— begin LISTED RECORDS —

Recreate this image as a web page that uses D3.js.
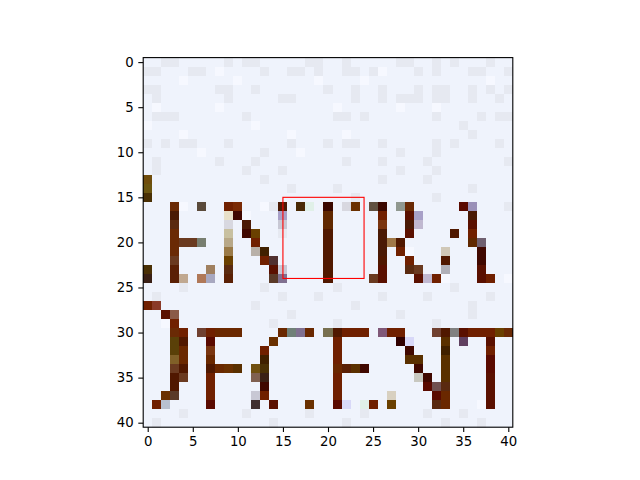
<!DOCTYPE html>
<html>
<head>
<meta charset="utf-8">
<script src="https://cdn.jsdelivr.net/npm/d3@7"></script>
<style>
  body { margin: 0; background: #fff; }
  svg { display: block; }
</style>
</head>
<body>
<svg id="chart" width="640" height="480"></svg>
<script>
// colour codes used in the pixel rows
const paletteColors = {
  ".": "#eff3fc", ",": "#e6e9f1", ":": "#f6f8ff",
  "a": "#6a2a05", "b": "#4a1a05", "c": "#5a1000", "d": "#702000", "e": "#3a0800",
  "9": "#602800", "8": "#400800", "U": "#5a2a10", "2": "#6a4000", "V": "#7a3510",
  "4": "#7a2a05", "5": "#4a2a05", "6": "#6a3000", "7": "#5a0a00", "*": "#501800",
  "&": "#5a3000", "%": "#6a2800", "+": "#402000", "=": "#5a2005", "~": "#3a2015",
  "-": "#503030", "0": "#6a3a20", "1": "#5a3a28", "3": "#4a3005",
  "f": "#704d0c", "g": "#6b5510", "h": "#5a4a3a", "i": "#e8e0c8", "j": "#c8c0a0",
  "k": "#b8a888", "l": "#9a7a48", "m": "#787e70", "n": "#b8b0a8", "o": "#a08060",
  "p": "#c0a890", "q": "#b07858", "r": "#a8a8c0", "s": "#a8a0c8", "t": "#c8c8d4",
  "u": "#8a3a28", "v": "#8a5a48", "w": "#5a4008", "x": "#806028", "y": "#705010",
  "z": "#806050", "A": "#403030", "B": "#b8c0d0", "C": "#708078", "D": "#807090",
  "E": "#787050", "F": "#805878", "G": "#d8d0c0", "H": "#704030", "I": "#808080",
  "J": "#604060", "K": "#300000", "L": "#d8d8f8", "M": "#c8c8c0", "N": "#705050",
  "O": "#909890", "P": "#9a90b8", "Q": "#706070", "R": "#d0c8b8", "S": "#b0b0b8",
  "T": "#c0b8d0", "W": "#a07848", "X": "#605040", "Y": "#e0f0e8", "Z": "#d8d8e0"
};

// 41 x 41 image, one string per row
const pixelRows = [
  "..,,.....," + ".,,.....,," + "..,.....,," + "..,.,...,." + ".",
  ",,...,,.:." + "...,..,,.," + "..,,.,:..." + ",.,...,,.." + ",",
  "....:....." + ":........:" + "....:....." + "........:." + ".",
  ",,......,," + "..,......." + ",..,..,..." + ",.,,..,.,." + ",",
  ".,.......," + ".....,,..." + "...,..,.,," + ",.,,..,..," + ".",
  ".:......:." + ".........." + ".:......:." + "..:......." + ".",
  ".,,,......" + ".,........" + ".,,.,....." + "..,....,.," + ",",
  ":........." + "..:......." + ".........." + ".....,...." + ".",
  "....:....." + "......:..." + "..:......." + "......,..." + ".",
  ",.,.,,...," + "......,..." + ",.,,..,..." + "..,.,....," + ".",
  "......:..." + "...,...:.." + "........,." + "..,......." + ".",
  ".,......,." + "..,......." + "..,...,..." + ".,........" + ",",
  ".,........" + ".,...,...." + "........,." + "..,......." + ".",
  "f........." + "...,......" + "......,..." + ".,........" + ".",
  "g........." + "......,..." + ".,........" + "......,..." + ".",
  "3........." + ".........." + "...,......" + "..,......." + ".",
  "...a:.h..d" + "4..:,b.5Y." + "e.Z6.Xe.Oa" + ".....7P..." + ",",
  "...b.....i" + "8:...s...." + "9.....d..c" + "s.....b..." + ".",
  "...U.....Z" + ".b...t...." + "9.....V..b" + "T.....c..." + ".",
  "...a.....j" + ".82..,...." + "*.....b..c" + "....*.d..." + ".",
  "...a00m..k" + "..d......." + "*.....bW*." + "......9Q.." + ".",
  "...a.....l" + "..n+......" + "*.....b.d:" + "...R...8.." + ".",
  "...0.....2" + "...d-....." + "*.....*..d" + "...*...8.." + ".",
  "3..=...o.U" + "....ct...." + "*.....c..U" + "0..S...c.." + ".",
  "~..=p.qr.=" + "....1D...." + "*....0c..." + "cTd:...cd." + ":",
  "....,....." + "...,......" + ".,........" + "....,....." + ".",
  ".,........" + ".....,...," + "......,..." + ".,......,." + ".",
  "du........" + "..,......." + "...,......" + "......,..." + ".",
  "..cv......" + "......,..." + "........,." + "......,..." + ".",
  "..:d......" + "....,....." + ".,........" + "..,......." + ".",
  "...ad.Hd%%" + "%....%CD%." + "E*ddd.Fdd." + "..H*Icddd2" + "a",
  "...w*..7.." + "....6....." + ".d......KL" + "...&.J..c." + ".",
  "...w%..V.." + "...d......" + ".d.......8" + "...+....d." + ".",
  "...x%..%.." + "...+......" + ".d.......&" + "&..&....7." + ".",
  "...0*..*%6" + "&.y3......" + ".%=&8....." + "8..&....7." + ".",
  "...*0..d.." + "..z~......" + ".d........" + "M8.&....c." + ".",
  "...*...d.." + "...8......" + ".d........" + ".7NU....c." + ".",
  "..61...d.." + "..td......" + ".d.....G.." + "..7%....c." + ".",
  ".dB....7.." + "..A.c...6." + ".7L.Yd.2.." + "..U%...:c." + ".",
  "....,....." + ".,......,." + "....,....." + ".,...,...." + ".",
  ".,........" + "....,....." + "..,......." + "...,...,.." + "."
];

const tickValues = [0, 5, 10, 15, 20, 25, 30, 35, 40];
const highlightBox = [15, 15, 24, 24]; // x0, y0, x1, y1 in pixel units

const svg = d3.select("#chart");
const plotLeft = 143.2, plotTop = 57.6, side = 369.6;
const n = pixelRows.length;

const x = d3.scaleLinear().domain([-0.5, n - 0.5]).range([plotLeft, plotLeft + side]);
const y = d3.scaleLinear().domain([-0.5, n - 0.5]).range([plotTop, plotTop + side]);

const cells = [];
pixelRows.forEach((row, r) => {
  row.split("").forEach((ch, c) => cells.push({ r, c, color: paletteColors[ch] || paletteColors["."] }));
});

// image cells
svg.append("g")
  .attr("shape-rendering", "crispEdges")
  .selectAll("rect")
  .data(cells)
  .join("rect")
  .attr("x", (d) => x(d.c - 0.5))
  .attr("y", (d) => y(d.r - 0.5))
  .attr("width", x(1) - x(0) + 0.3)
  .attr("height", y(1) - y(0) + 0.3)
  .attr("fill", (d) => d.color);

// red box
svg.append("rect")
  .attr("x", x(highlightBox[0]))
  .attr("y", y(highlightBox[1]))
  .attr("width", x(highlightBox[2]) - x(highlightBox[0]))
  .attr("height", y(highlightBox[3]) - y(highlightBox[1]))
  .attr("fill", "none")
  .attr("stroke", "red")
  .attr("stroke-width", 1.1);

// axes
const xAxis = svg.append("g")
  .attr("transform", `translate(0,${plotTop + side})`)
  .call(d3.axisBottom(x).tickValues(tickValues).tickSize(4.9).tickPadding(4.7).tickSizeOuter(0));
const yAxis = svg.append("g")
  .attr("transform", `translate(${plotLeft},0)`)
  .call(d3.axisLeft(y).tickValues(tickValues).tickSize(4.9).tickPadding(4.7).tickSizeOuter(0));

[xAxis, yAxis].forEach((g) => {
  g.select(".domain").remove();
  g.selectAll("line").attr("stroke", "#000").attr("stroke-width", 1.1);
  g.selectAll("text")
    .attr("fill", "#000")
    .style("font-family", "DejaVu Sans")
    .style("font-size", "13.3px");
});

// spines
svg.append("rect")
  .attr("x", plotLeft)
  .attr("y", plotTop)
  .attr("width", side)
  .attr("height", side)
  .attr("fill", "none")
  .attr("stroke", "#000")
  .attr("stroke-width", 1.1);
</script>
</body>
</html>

— end LISTED RECORDS —
— begin LISTED RECORDS —

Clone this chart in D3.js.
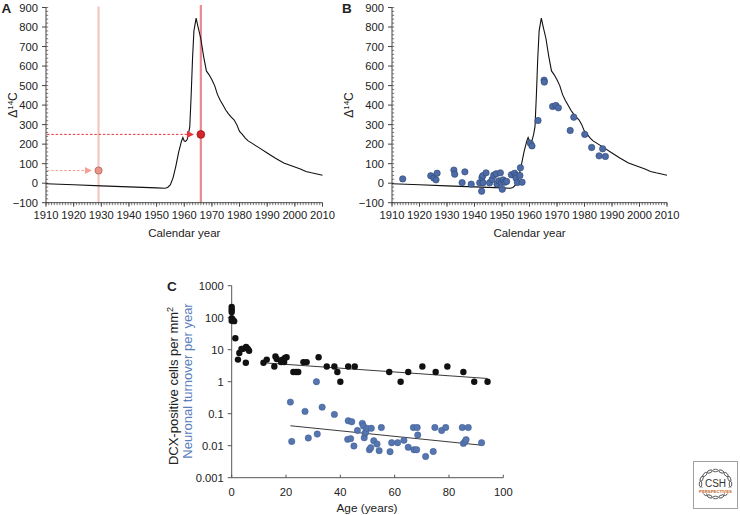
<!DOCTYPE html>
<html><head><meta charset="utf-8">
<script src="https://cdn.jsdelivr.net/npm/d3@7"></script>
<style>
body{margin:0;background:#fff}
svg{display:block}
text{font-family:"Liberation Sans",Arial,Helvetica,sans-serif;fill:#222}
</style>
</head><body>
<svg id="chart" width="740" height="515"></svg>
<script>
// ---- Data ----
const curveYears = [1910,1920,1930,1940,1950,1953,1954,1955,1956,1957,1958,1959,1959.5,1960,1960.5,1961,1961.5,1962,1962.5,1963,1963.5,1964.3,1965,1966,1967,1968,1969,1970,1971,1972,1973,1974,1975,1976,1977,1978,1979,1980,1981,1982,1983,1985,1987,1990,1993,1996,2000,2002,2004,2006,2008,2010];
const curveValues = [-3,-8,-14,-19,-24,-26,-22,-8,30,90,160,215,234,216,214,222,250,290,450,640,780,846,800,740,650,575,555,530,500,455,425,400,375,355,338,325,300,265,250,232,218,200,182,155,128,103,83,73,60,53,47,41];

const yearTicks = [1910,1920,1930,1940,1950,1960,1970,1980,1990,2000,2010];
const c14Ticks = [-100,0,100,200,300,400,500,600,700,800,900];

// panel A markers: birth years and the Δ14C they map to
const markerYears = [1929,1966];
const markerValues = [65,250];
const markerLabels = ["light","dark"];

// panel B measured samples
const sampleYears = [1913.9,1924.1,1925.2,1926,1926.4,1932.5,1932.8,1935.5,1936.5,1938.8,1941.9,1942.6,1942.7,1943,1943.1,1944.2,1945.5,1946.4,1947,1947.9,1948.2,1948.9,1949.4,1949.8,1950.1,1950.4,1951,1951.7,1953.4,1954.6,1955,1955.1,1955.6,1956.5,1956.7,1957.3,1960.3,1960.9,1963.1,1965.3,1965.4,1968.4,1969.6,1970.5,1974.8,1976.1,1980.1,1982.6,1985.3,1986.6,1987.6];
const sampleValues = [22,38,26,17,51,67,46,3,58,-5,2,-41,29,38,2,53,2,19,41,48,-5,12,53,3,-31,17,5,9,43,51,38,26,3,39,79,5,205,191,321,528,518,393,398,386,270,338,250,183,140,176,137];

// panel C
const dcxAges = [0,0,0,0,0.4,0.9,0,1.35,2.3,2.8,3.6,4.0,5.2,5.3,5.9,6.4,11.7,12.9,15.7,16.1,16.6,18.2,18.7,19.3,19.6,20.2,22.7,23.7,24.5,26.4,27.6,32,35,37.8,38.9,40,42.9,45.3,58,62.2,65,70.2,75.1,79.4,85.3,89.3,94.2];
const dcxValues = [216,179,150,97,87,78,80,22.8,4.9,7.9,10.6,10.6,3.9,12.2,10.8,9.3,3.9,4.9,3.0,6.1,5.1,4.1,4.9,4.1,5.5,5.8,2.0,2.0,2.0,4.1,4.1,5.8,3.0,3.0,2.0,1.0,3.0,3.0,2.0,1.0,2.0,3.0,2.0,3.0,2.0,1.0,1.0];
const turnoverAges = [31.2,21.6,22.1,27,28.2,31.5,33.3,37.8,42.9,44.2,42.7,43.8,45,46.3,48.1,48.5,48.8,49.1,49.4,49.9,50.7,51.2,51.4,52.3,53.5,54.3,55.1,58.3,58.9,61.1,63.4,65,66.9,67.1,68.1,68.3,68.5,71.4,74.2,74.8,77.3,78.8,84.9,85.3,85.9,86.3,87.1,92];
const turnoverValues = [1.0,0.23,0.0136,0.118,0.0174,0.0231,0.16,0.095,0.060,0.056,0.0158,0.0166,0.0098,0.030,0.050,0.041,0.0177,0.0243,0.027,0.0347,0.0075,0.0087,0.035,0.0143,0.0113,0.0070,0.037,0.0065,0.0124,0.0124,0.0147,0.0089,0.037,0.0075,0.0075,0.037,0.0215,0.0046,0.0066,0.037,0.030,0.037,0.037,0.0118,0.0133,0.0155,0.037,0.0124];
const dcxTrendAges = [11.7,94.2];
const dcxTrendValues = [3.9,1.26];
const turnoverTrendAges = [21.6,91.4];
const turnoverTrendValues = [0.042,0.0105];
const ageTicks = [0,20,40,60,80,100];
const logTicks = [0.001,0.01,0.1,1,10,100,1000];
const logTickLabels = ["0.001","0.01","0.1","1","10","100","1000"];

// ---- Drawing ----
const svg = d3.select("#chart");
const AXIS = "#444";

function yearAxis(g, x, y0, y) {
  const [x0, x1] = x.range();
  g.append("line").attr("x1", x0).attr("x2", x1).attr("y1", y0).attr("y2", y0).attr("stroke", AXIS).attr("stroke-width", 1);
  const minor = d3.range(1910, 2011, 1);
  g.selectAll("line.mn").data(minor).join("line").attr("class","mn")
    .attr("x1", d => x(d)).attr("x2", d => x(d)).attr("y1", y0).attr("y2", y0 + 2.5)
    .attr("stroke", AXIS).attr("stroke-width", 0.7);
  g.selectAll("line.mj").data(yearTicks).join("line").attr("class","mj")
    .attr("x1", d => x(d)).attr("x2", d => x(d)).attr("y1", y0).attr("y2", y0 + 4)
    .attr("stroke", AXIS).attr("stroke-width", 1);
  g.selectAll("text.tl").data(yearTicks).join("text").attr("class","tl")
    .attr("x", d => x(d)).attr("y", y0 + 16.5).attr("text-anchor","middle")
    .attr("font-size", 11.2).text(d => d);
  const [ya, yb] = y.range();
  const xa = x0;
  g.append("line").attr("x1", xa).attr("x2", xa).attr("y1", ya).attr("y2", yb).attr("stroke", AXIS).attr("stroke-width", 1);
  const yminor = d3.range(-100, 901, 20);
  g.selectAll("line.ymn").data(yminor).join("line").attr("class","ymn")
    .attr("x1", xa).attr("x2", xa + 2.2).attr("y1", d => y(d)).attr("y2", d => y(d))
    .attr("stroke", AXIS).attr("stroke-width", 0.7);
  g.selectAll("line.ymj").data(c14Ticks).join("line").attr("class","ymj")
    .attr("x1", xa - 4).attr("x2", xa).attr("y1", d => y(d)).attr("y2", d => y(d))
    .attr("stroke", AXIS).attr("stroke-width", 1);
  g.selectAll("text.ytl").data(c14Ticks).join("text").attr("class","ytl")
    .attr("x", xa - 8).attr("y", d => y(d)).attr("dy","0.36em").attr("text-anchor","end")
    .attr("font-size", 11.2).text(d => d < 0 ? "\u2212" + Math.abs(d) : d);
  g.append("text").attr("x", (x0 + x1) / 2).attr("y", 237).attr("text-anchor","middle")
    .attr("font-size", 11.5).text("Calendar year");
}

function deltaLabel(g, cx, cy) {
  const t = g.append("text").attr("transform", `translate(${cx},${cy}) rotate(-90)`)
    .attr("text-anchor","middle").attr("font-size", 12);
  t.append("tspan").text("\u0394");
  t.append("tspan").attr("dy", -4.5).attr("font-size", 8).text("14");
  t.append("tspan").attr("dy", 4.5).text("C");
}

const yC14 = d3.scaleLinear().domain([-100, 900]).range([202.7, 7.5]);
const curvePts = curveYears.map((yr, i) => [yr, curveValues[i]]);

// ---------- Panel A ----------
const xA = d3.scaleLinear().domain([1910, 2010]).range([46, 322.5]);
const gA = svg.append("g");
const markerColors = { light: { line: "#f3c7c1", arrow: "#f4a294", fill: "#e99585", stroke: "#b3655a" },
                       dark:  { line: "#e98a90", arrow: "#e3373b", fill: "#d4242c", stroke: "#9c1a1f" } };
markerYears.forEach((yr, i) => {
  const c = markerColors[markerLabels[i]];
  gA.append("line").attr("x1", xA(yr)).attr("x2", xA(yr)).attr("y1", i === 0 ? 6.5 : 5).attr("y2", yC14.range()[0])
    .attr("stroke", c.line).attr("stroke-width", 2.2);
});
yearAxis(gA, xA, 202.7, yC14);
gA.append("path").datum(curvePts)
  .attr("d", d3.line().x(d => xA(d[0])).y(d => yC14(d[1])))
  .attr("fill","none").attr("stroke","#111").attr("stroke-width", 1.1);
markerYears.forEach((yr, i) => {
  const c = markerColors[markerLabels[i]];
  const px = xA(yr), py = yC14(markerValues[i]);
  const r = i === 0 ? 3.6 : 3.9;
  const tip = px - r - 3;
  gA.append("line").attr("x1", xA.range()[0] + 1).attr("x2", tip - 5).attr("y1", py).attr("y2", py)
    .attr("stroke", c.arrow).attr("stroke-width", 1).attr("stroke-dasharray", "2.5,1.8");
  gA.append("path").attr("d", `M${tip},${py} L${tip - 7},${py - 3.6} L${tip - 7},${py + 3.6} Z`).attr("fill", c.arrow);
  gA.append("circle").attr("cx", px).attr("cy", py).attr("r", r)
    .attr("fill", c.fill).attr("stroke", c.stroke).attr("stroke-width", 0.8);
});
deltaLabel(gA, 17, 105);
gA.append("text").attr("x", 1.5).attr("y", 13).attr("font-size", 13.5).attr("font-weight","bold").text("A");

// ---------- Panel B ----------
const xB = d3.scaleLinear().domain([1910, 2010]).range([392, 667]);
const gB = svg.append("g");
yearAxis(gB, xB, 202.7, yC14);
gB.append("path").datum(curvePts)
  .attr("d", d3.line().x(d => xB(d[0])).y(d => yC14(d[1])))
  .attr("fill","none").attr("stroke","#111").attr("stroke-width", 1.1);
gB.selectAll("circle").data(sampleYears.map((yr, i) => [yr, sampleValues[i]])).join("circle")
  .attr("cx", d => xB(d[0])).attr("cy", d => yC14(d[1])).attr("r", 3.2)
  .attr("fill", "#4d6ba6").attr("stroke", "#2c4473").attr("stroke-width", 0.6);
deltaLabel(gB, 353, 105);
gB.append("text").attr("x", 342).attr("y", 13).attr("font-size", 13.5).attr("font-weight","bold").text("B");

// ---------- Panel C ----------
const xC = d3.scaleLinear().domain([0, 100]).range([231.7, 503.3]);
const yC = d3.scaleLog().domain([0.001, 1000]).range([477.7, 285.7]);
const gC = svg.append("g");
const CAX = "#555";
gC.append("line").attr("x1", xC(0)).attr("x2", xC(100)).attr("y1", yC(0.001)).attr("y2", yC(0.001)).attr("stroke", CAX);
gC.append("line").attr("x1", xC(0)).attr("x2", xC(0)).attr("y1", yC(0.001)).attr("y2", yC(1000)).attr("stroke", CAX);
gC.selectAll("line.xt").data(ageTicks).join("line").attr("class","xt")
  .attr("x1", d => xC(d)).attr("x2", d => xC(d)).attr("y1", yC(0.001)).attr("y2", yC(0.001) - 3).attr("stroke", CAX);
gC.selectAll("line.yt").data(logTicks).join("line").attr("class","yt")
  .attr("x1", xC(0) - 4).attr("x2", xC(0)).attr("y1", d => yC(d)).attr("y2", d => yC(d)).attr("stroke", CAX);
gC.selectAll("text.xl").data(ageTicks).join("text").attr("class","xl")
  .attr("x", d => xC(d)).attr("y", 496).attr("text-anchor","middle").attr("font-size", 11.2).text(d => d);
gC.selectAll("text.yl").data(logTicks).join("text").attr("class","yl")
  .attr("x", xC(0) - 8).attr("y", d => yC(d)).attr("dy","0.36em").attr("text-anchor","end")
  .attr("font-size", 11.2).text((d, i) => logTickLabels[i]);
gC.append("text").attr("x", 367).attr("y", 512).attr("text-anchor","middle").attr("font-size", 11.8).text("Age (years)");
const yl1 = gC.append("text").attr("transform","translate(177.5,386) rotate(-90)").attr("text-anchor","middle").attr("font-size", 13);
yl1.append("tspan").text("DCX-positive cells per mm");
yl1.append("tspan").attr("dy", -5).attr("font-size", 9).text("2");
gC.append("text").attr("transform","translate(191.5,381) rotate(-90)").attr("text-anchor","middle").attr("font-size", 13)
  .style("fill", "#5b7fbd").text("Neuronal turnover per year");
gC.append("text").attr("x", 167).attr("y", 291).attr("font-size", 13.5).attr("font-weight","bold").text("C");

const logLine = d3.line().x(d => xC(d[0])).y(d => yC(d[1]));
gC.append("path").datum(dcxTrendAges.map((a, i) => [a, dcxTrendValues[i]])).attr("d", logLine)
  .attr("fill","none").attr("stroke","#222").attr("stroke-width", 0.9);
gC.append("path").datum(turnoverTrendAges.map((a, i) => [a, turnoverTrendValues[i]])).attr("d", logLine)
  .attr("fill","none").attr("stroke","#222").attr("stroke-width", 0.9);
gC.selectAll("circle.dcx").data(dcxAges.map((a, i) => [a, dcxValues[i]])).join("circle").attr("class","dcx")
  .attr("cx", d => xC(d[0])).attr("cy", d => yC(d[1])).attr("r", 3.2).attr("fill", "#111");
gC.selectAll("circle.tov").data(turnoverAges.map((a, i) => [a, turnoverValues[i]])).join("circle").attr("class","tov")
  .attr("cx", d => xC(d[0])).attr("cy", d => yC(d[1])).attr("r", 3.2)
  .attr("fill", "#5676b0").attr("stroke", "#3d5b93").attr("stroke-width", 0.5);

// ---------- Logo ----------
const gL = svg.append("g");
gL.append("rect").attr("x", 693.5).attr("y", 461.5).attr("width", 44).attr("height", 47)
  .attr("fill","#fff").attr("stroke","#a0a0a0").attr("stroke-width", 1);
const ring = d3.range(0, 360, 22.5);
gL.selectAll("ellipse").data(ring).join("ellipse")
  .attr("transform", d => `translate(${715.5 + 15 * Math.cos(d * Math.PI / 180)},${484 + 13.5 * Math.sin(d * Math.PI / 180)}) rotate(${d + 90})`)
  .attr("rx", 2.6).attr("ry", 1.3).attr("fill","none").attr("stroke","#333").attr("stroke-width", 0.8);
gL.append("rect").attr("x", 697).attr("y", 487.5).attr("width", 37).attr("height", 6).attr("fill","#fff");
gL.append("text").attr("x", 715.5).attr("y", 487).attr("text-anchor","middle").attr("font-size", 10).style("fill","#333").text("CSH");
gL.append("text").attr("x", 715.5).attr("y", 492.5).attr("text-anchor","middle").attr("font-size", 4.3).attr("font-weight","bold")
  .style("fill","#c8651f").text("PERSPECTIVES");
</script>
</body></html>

— end LISTED RECORDS —

> **EXERCISE TASK**
Write out the lines from the one containing "Clone this chart in D3.js." down to the one containing "const c14Ticks = [-100,0,100,200,300,400,500,600,700,800,900];", both included, exactly as they appear. Leave out any pictures.

> **TASK SOLUTION**
Clone this chart in D3.js.
<!DOCTYPE html>
<html><head><meta charset="utf-8">
<script src="https://cdn.jsdelivr.net/npm/d3@7"></script>
<style>
body{margin:0;background:#fff}
svg{display:block}
text{font-family:"Liberation Sans",Arial,Helvetica,sans-serif;fill:#222}
</style>
</head><body>
<svg id="chart" width="740" height="515"></svg>
<script>
// ---- Data ----
const curveYears = [1910,1920,1930,1940,1950,1953,1954,1955,1956,1957,1958,1959,1959.5,1960,1960.5,1961,1961.5,1962,1962.5,1963,1963.5,1964.3,1965,1966,1967,1968,1969,1970,1971,1972,1973,1974,1975,1976,1977,1978,1979,1980,1981,1982,1983,1985,1987,1990,1993,1996,2000,2002,2004,2006,2008,2010];
const curveValues = [-3,-8,-14,-19,-24,-26,-22,-8,30,90,160,215,234,216,214,222,250,290,450,640,780,846,800,740,650,575,555,530,500,455,425,400,375,355,338,325,300,265,250,232,218,200,182,155,128,103,83,73,60,53,47,41];

const yearTicks = [1910,1920,1930,1940,1950,1960,1970,1980,1990,2000,2010];
const c14Ticks = [-100,0,100,200,300,400,500,600,700,800,900];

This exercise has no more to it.